You can still do it on some Z170 boards as well. You just need the right BIOS or one that can change between microcodes. There have been a couple threads here on this that may interest you. :)
 
You can still do it on some Z170 boards as well. You just need the right BIOS or one that can change between microcodes. There have been a couple threads here on this that may interest you. :)

Yeah, the article I linked mentioned that. But you have to refrain from upgrading the bios to the later versions that dropped that feature after Intel twisted arms.

"A few weeks back, Intel announced it had pushed an update out to motherboard manufacturers to remove BIOS overclocking for Skylake processors that were supposed to be locked in the first place. Ever since 2011, Intel has restricted overclocking to upper-end Core i5 and Core i7 products with a “K” designation in the name, and the company never meant to offer Skylake chips that could be overclocked in the first place.

Users who bought lower-end Skylake chips and motherboards can still overclock by refusing to update to newer BIOS versions, of course. But it seemed that the window on this particular feature had closed for good, since new boards would ship with newer BIOS versions, and motherboard manufacturers haven’t historically wanted to go head-to-head with Intel in enabling features the company isn’t fond of.
"
 
That is correct. But as I said, there are some boards that allow you to switch between microcode (ASRock?) even after you have flashed. I do not know if even newer updates borked that functionality.

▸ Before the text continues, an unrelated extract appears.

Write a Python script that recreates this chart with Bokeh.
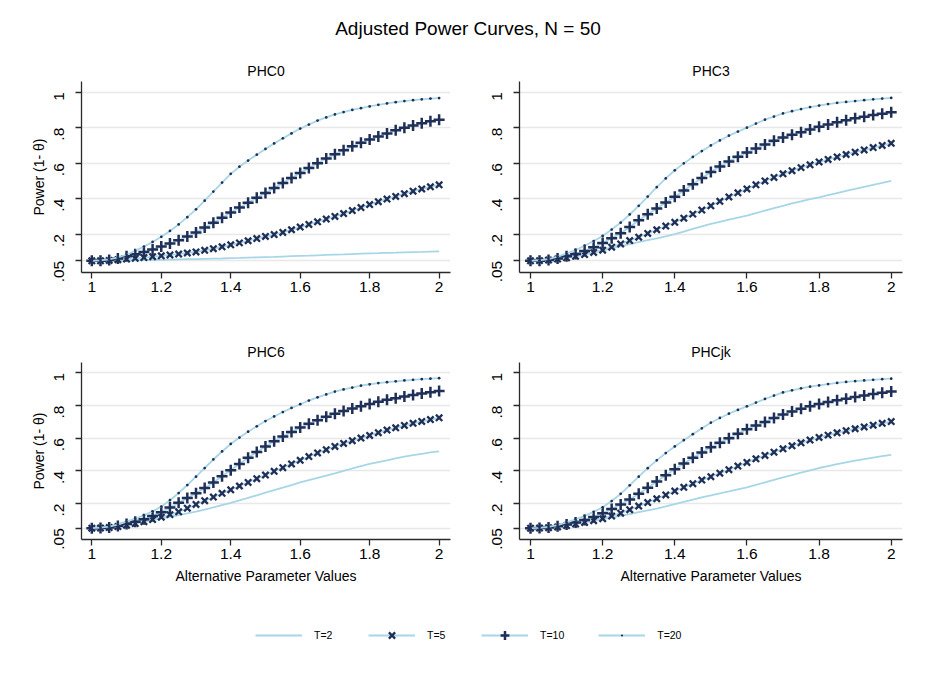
import math
from bokeh.plotting import figure
from bokeh.models import Range1d, FixedTicker, ColumnDataSource, Legend, LegendItem
from bokeh.layouts import column, row
from bokeh.embed import file_html
from bokeh.resources import INLINE
from bokeh.core.properties import value

# ---------------- data ----------------
alt_values = [1.000, 1.025, 1.050, 1.075, 1.100, 1.125, 1.150, 1.175, 1.200, 1.225,
              1.250, 1.275, 1.300, 1.325, 1.350, 1.375, 1.400, 1.425, 1.450, 1.475,
              1.500, 1.525, 1.550, 1.575, 1.600, 1.625, 1.650, 1.675, 1.700, 1.725,
              1.750, 1.775, 1.800, 1.825, 1.850, 1.875, 1.900, 1.925, 1.950, 1.975,
              2.000]

series_labels = ["T=2", "T=5", "T=10", "T=20"]
panel_titles = ["PHC0", "PHC3", "PHC6", "PHCjk"]

phc0_t2 = [0.050, 0.050, 0.051, 0.051, 0.052, 0.053, 0.054, 0.055, 0.056, 0.057,
           0.058, 0.059, 0.060, 0.061, 0.062, 0.063, 0.065, 0.066, 0.068, 0.069,
           0.071, 0.072, 0.074, 0.076, 0.078, 0.079, 0.081, 0.083, 0.085, 0.086,
           0.088, 0.090, 0.092, 0.093, 0.095, 0.096, 0.098, 0.099, 0.100, 0.102,
           0.103]
phc0_t5 = [0.050, 0.050, 0.052, 0.056, 0.060, 0.064, 0.068, 0.073, 0.078, 0.083,
           0.088, 0.094, 0.100, 0.109, 0.118, 0.129, 0.140, 0.151, 0.163, 0.175,
           0.187, 0.198, 0.210, 0.225, 0.240, 0.255, 0.270, 0.285, 0.300, 0.316,
           0.333, 0.350, 0.367, 0.383, 0.398, 0.413, 0.428, 0.442, 0.455, 0.467,
           0.478]
phc0_t10 = [0.050, 0.051, 0.055, 0.063, 0.075, 0.087, 0.100, 0.114, 0.130, 0.147,
            0.166, 0.187, 0.210, 0.237, 0.265, 0.293, 0.322, 0.350, 0.377, 0.405,
            0.432, 0.460, 0.488, 0.517, 0.545, 0.573, 0.600, 0.626, 0.650, 0.673,
            0.695, 0.715, 0.733, 0.751, 0.768, 0.785, 0.800, 0.813, 0.825, 0.836,
            0.845]
phc0_t20 = [0.050, 0.052, 0.058, 0.069, 0.085, 0.106, 0.130, 0.156, 0.185, 0.218,
            0.255, 0.296, 0.340, 0.389, 0.440, 0.491, 0.540, 0.580, 0.615, 0.648,
            0.680, 0.711, 0.740, 0.768, 0.795, 0.818, 0.840, 0.858, 0.875, 0.888,
            0.900, 0.910, 0.920, 0.929, 0.937, 0.944, 0.950, 0.955, 0.960, 0.964,
            0.967]

phc3_t2 = [0.050, 0.052, 0.055, 0.062, 0.070, 0.078, 0.087, 0.097, 0.108, 0.120,
           0.132, 0.144, 0.155, 0.166, 0.177, 0.188, 0.200, 0.215, 0.230, 0.244,
           0.258, 0.270, 0.282, 0.293, 0.305, 0.319, 0.333, 0.347, 0.360, 0.373,
           0.385, 0.397, 0.408, 0.420, 0.432, 0.444, 0.455, 0.467, 0.478, 0.489,
           0.500]
phc3_t5 = [0.050, 0.051, 0.054, 0.060, 0.067, 0.075, 0.085, 0.097, 0.110, 0.127,
           0.145, 0.164, 0.183, 0.204, 0.225, 0.246, 0.267, 0.290, 0.313, 0.336,
           0.360, 0.385, 0.410, 0.433, 0.455, 0.478, 0.500, 0.520, 0.540, 0.558,
           0.575, 0.591, 0.607, 0.621, 0.635, 0.649, 0.662, 0.675, 0.688, 0.700,
           0.712]
phc3_t10 = [0.050, 0.051, 0.055, 0.063, 0.075, 0.089, 0.105, 0.126, 0.150, 0.177,
            0.205, 0.240, 0.278, 0.312, 0.345, 0.378, 0.411, 0.446, 0.481, 0.516,
            0.550, 0.581, 0.610, 0.636, 0.660, 0.683, 0.705, 0.726, 0.745, 0.760,
            0.775, 0.790, 0.805, 0.818, 0.830, 0.842, 0.853, 0.862, 0.871, 0.879,
            0.887]
phc3_t20 = [0.050, 0.053, 0.060, 0.073, 0.090, 0.111, 0.135, 0.161, 0.190, 0.226,
            0.265, 0.311, 0.360, 0.412, 0.465, 0.514, 0.560, 0.599, 0.635, 0.668,
            0.700, 0.728, 0.755, 0.778, 0.800, 0.823, 0.845, 0.863, 0.880, 0.893,
            0.905, 0.916, 0.925, 0.933, 0.940, 0.945, 0.950, 0.955, 0.960, 0.964,
            0.968]

phc6_t2 = [0.050, 0.052, 0.055, 0.062, 0.070, 0.080, 0.090, 0.100, 0.110, 0.120,
           0.130, 0.141, 0.152, 0.164, 0.177, 0.191, 0.205, 0.220, 0.235, 0.251,
           0.268, 0.283, 0.298, 0.314, 0.330, 0.344, 0.357, 0.371, 0.385, 0.400,
           0.415, 0.429, 0.443, 0.454, 0.465, 0.477, 0.488, 0.497, 0.505, 0.513,
           0.520]
phc6_t5 = [0.050, 0.051, 0.054, 0.060, 0.068, 0.078, 0.090, 0.103, 0.117, 0.133,
           0.150, 0.172, 0.195, 0.218, 0.240, 0.263, 0.285, 0.308, 0.330, 0.353,
           0.375, 0.398, 0.420, 0.443, 0.465, 0.488, 0.510, 0.530, 0.550, 0.568,
           0.585, 0.601, 0.617, 0.634, 0.650, 0.664, 0.678, 0.691, 0.703, 0.714,
           0.725]
phc6_t10 = [0.050, 0.051, 0.055, 0.063, 0.075, 0.089, 0.105, 0.125, 0.148, 0.176,
            0.205, 0.234, 0.264, 0.296, 0.330, 0.367, 0.405, 0.443, 0.480, 0.516,
            0.550, 0.581, 0.610, 0.638, 0.665, 0.688, 0.710, 0.731, 0.750, 0.767,
            0.782, 0.796, 0.810, 0.823, 0.835, 0.845, 0.855, 0.864, 0.873, 0.881,
            0.888]
phc6_t20 = [0.050, 0.053, 0.060, 0.072, 0.090, 0.108, 0.128, 0.153, 0.182, 0.221,
            0.265, 0.314, 0.365, 0.418, 0.470, 0.519, 0.565, 0.604, 0.640, 0.673,
            0.705, 0.733, 0.760, 0.785, 0.808, 0.830, 0.850, 0.868, 0.885, 0.898,
            0.910, 0.921, 0.930, 0.937, 0.943, 0.948, 0.953, 0.957, 0.961, 0.964,
            0.967]

phcjk_t2 = [0.050, 0.052, 0.055, 0.061, 0.068, 0.076, 0.085, 0.095, 0.105, 0.115,
            0.125, 0.136, 0.148, 0.159, 0.170, 0.183, 0.197, 0.211, 0.225, 0.238,
            0.250, 0.263, 0.275, 0.288, 0.300, 0.315, 0.330, 0.345, 0.360, 0.375,
            0.390, 0.404, 0.418, 0.430, 0.442, 0.453, 0.463, 0.472, 0.481, 0.490,
            0.498]
phcjk_t5 = [0.050, 0.051, 0.053, 0.058, 0.066, 0.075, 0.085, 0.096, 0.108, 0.124,
            0.142, 0.163, 0.185, 0.207, 0.230, 0.253, 0.277, 0.300, 0.322, 0.344,
            0.365, 0.386, 0.408, 0.430, 0.452, 0.474, 0.495, 0.515, 0.535, 0.554,
            0.572, 0.589, 0.605, 0.619, 0.633, 0.646, 0.658, 0.669, 0.680, 0.691,
            0.702]
phcjk_t10 = [0.050, 0.051, 0.055, 0.062, 0.072, 0.085, 0.100, 0.119, 0.142, 0.167,
             0.195, 0.226, 0.260, 0.297, 0.335, 0.373, 0.410, 0.446, 0.480, 0.513,
             0.545, 0.573, 0.600, 0.628, 0.655, 0.678, 0.700, 0.723, 0.745, 0.763,
             0.780, 0.796, 0.810, 0.821, 0.832, 0.842, 0.852, 0.861, 0.870, 0.878,
             0.886]
phcjk_t20 = [0.050, 0.052, 0.058, 0.069, 0.085, 0.104, 0.125, 0.150, 0.178, 0.216,
             0.260, 0.312, 0.365, 0.417, 0.465, 0.509, 0.550, 0.588, 0.625, 0.661,
             0.695, 0.724, 0.750, 0.773, 0.795, 0.818, 0.840, 0.861, 0.880, 0.893,
             0.905, 0.915, 0.923, 0.931, 0.938, 0.944, 0.949, 0.953, 0.957, 0.961,
             0.964]

y_ticks = [0.05, 0.2, 0.4, 0.6, 0.8, 1.0]
y_tick_labels = [".05", ".2", ".4", ".6", ".8", "1"]
x_ticks = [1.0, 1.2, 1.4, 1.6, 1.8, 2.0]
x_tick_labels = ["1", "1.2", "1.4", "1.6", "1.8", "2"]

panel_data = {
    "PHC0": [phc0_t2, phc0_t5, phc0_t10, phc0_t20],
    "PHC3": [phc3_t2, phc3_t5, phc3_t10, phc3_t20],
    "PHC6": [phc6_t2, phc6_t5, phc6_t10, phc6_t20],
    "PHCjk": [phcjk_t2, phcjk_t5, phcjk_t10, phcjk_t20],
}

# ---------------- style ----------------
FONT = "Liberation Sans"
LINE_COLOR = "#a7d6e6"
MARK_COLOR = "#1f2f57"
GRID_COLOR = "#e8e8e8"
AXIS_COLOR = "#2a2a2a"
# marker type, size, line width (None = line only)
marker_styles = [None, ("x", 9, 2.3), ("cross", 11, 2.5), ("dot", 11, 1.0)]


def make_panel(title, series, width, height, bl, br, bt, bb, xr, yr,
               ylabel=None, xlabel=None):
    p = figure(width=width, height=height, x_range=Range1d(*xr), y_range=Range1d(*yr),
               output_backend="svg", toolbar_location=None,
               min_border_left=bl, min_border_right=br, min_border_top=bt, min_border_bottom=bb)
    p.outline_line_color = None
    p.background_fill_color = "white"
    p.border_fill_color = "white"

    p.title.text = title
    p.title.align = "center"
    p.title.text_font = FONT
    p.title.text_font_size = "14px"
    p.title.text_font_style = "normal"
    p.title.text_color = "black"
    p.title.standoff = 5

    p.xgrid.visible = False
    p.ygrid.ticker = FixedTicker(ticks=y_ticks)
    p.ygrid.grid_line_color = GRID_COLOR
    p.ygrid.grid_line_width = 1.4

    for ax in (p.xaxis[0], p.yaxis[0]):
        ax.axis_line_color = AXIS_COLOR
        ax.axis_line_width = 1.3
        ax.major_tick_line_color = AXIS_COLOR
        ax.major_tick_line_width = 1.3
        ax.major_tick_out = 6
        ax.major_tick_in = 0
        ax.minor_tick_out = 0
        ax.minor_tick_in = 0
        ax.major_label_text_font = FONT
        ax.major_label_text_font_size = "15.5px"
        ax.major_label_text_color = "black"
        ax.axis_label_text_font = FONT
        ax.axis_label_text_font_style = "normal"
        ax.axis_label_text_color = "black"

    p.yaxis.ticker = FixedTicker(ticks=y_ticks)
    p.yaxis.major_label_overrides = dict(zip(y_ticks, y_tick_labels))
    p.yaxis.major_label_orientation = math.pi / 2
    p.yaxis.major_label_standoff = 16
    p.xaxis.ticker = FixedTicker(ticks=x_ticks)
    p.xaxis.major_label_overrides = dict(zip(x_ticks, x_tick_labels))
    p.xaxis.major_label_standoff = 3

    if ylabel:
        p.yaxis.axis_label = ylabel
        p.yaxis.axis_label_text_font_size = "14px"
        p.yaxis.axis_label_standoff = 0
    if xlabel:
        p.xaxis.axis_label = xlabel
        p.xaxis.axis_label_text_font_size = "14px"
        p.xaxis.axis_label_standoff = 6

    for ys, ms in zip(series, marker_styles):
        src = ColumnDataSource(dict(x=alt_values, y=ys))
        p.line("x", "y", source=src, line_color=LINE_COLOR, line_width=1.8)
        if ms is not None:
            mk, sz, lw = ms
            p.scatter("x", "y", source=src, marker=mk, size=sz, line_color=MARK_COLOR,
                      fill_color=MARK_COLOR, line_width=lw)
    return p


TOP_Y = (-0.0159, 1.0603)
BOT_Y = (-0.0191, 1.0630)
LEFT_X = (0.9703, 2.0328)
RIGHT_X = (0.9695, 2.0313)

p1 = make_panel(panel_titles[0], panel_data["PHC0"], 467, 264, 81, 17, 25, 48, LEFT_X, TOP_Y,
                ylabel="Power (1- θ)")
p2 = make_panel(panel_titles[1], panel_data["PHC3"], 468, 264, 52, 33, 25, 48, RIGHT_X, TOP_Y)
p3 = make_panel(panel_titles[2], panel_data["PHC6"], 467, 278, 81, 17, 42, 59, LEFT_X, BOT_Y,
                ylabel="Power (1- θ)", xlabel="Alternative Parameter Values")
p4 = make_panel(panel_titles[3], panel_data["PHCjk"], 468, 278, 52, 33, 42, 59, RIGHT_X, BOT_Y,
                xlabel="Alternative Parameter Values")

# main title
pt = figure(width=935, height=56, x_range=Range1d(0, 1), y_range=Range1d(0, 1),
            output_backend="svg", toolbar_location=None, x_axis_type=None, y_axis_type=None,
            min_border=0)
pt.outline_line_color = None
pt.grid.visible = False
pt.text(x=[0.5], y=[0.5], text=["Adjusted Power Curves, N = 50"], text_align="center",
        text_baseline="middle", text_font=value(FONT), text_font_size="19px", text_color="black")

# legend (its renderers reuse the PHCjk series, kept outside the visible range)
pl = figure(width=935, height=82, x_range=Range1d(0, 1), y_range=Range1d(10, 11),
            output_backend="svg", toolbar_location=None, x_axis_type=None, y_axis_type=None,
            min_border=0)
pl.outline_line_color = None
pl.grid.visible = False
items = []
for lab, ys, ms in zip(series_labels, panel_data["PHCjk"], marker_styles):
    src = ColumnDataSource(dict(x=alt_values, y=ys))
    rs = [pl.line("x", "y", source=src, line_color=LINE_COLOR, line_width=2.2)]
    if ms is not None:
        mk, sz, lw = ms
        rs.append(pl.scatter("x", "y", source=src, marker=mk, size=sz, line_color=MARK_COLOR,
                             fill_color=MARK_COLOR, line_width=lw))
    items.append(LegendItem(label=lab, renderers=rs))
legend = Legend(items=items, orientation="horizontal", location=(255, 34),
                glyph_width=47, glyph_height=22, label_standoff=12, spacing=34,
                padding=0, margin=0, border_line_color=None, background_fill_alpha=0,
                label_text_font=FONT, label_text_font_size="10.5px", label_text_color="black")
pl.add_layout(legend, "center")

layout = column(pt, row(p1, p2), row(p3, p4), pl)

open("out.html", "w").write(file_html(layout, INLINE))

This was all hashed out in some thread(s) here already when the information was released in March. I am getting deja vu... let me see if I can find it................. :)
 
I do it on my ASUS Max Hero VIII all the time. As you said the key is to NOT update the BIOS version past a certain release date. But I can still switch between what I call "K" "NONK" BIOS versions. There are ways to revert a newer board back to an older BIOS but I wouldn't recommend it for most users as it's a good way to brick the board if you don't know what you're doing.
 
I do it on my ASUS Max Hero VIII all the time. As you said the key is to NOT update the BIOS version past a certain release date. But I can still switch between what I call "K" "NONK" BIOS versions. There are ways to revert a newer board back to an older BIOS but I wouldn't recommend it for most users as it's a good way to brick the board if you don't know what you're doing.

How well did it work?

I think the main point of my post is that whereas most motherboard companies discontinued the feature in deference to Intel's wishes, ASRock supposedly bucked the current and actually put a clock generator chip on these boards that was not tied to bios version. Now I have emailed ASRock support to see if they followed through on this as if so, it would not be a past phenomenon. This would be a great for inexpensive i3 CPUs that have HT and would create, effectively, a new product niche that we've always wanted - an unlocked i3.
 
It worked OK, I only went so far since I plan on freezing it and voltage was ~ 1.5 @ 4.9 stock is 3.7 for i3 6100. There are some caveats though. It ruins the AVX2 instructions and no temp readings

image_id_1623122.jpeg
 
We don't know if the external clock generator that ASRock was supposedly implementing would bork the temp readings like the bios tool did, however.

Joe88, thanks for the links. That could come in handy.
 
The clock gens don't have anything to do with the temp readings AFAIK as plenty of Z170 boards have it and can read temps just fine (sensors do not run through the clockgen). Its when you flash the BIOS that things go wonky.
 
This got me curious so I checked the manual for the Fatal1ty H170 Performance/Hyper and this is what I saw, leads me to believe that you can change the BCLK

Asfat.JPG
 
So this is a bclk changer, not a multiplier changer as you would be able to do with k chips.
 
I wonder if the ASRock clockgen boards still work on non k chips, I remember the advertising of being able to make smaller steps with BCLK.
 
I'd say it still will...

The concept of enabling overclocking on non-Z170 motherboards and for non-K CPUs has been considered by essentially every motherboard manufacturer, but following disagreements with Intel and the release of firmware updates to prevent it, motherboard OEMs have largely abandoned the idea. Except ASRock.